401(k) retirement plan sponsors who work with a plan adviser are likely to see better outcomes in employee participation than those without an adviser, according to research released Tuesday from Morgan Stanley at Work.
Of plan sponsors who reported full employee retirement plan participation, 80% work with an adviser, according to research from the investment firm’s retirement and financial wellness division. Of those companies with less than 25% eligible employees participating in their 401(k) offering, only 62% reported working with an adviser.
“The dynamics of today’s economy have changed, with employers and employees alike juggling numerous competing financial needs,” Anthony Bunnell, Head of Retirement for Morgan Stanley at Work, said in a release. “It’s not surprising that plans with financial advisers are associated with more engaged employees, as a financial adviser can play a central role not just in managing the plan, but in helping employees navigate the markets and invest in their future.”
The most common reason plan sponsors said employees don’t choose to participate in their workplace 401(k) is that they want their full paycheck immediately (62%). The other reasoning is that they have other types of investment accounts (22%), or that they don’t see the value of a 401(k) plan (15%).
Among the 710 plan sponsors surveyed, their leading concerns about managing their 401(k) benefit package were fiduciary responsibility (26%), employee education (24%), and compliance and regulations (23%).
The majority of plan sponsors (62%) say they pay attention to legislative changes to retirement plans—though only 33% are receiving information about this area from their advisers.

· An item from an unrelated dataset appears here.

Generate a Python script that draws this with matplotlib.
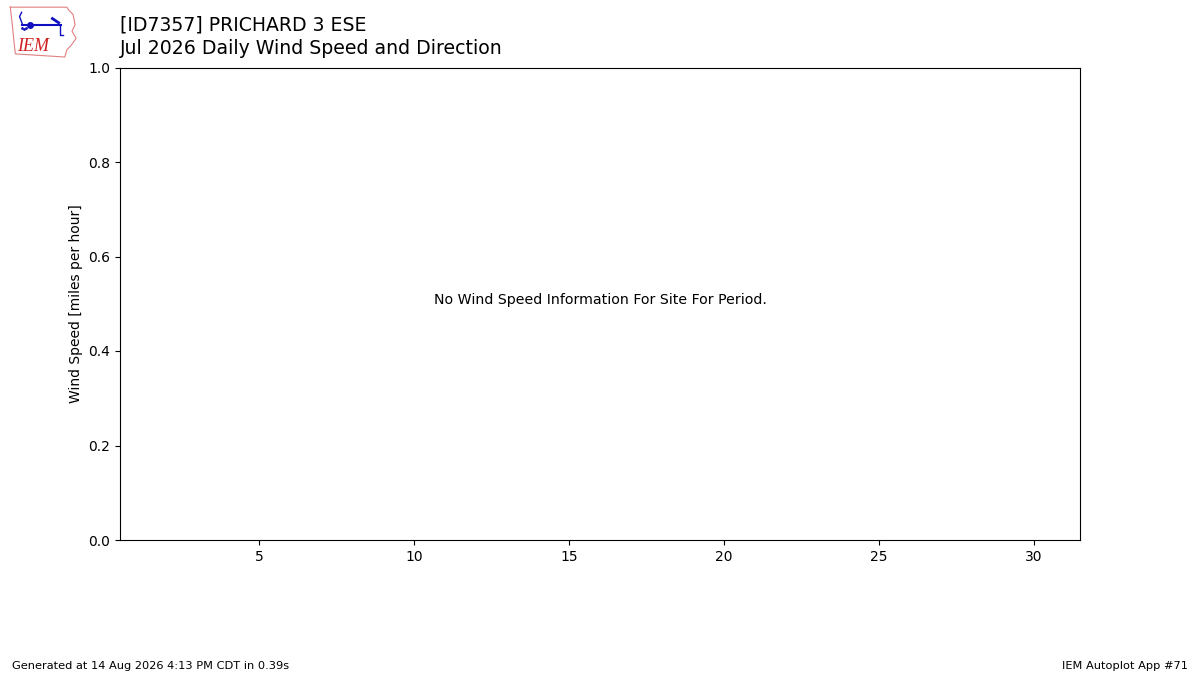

Meanwhile, 31% say they are not monitoring the regulatory space, and 7% saying they are sometimes monitoring it.
Another top concern for plan sponsors is protecting participant data, cited by 20% of those surveyed. Sixty-three percent of plan sponsors said they regularly review participant data with their retirement plan adviser, followed by 30% sometimes reviewing it, and 7% not reviewing it at all.
Within focus groups, researchers found that plan sponsors assume participant data security and monitoring is included in their plan.
“As legislation focuses more on participant data, working with plan sponsors to understand their requirements in this area will be key,” the researchers said.
When it comes to the education content being provided to participants, the majority (87%) said the content is engaging. When asked how to make it even more engaging, plan sponsors pointed to more topics related to individual financial stages (44%), content with digital tools (39%), and topics specific to life events (36%).
Overall, the 401(k) benefit continues to matter in the struggle to keep and draw talent. A whopping 81% of plan sponsors reported an average to above-average rate of employee turnover at their companies, with about half saying their 401(k) benefit is effective in retaining and recruiting talent, and about 38% saying it is somewhat effective.
The Morgan Stanley at Work report was based on research and survey data from plan sponsors ranging from 20 to 3,000 employees. It was conducted by Rebel & Co. in the third quarter of 2022.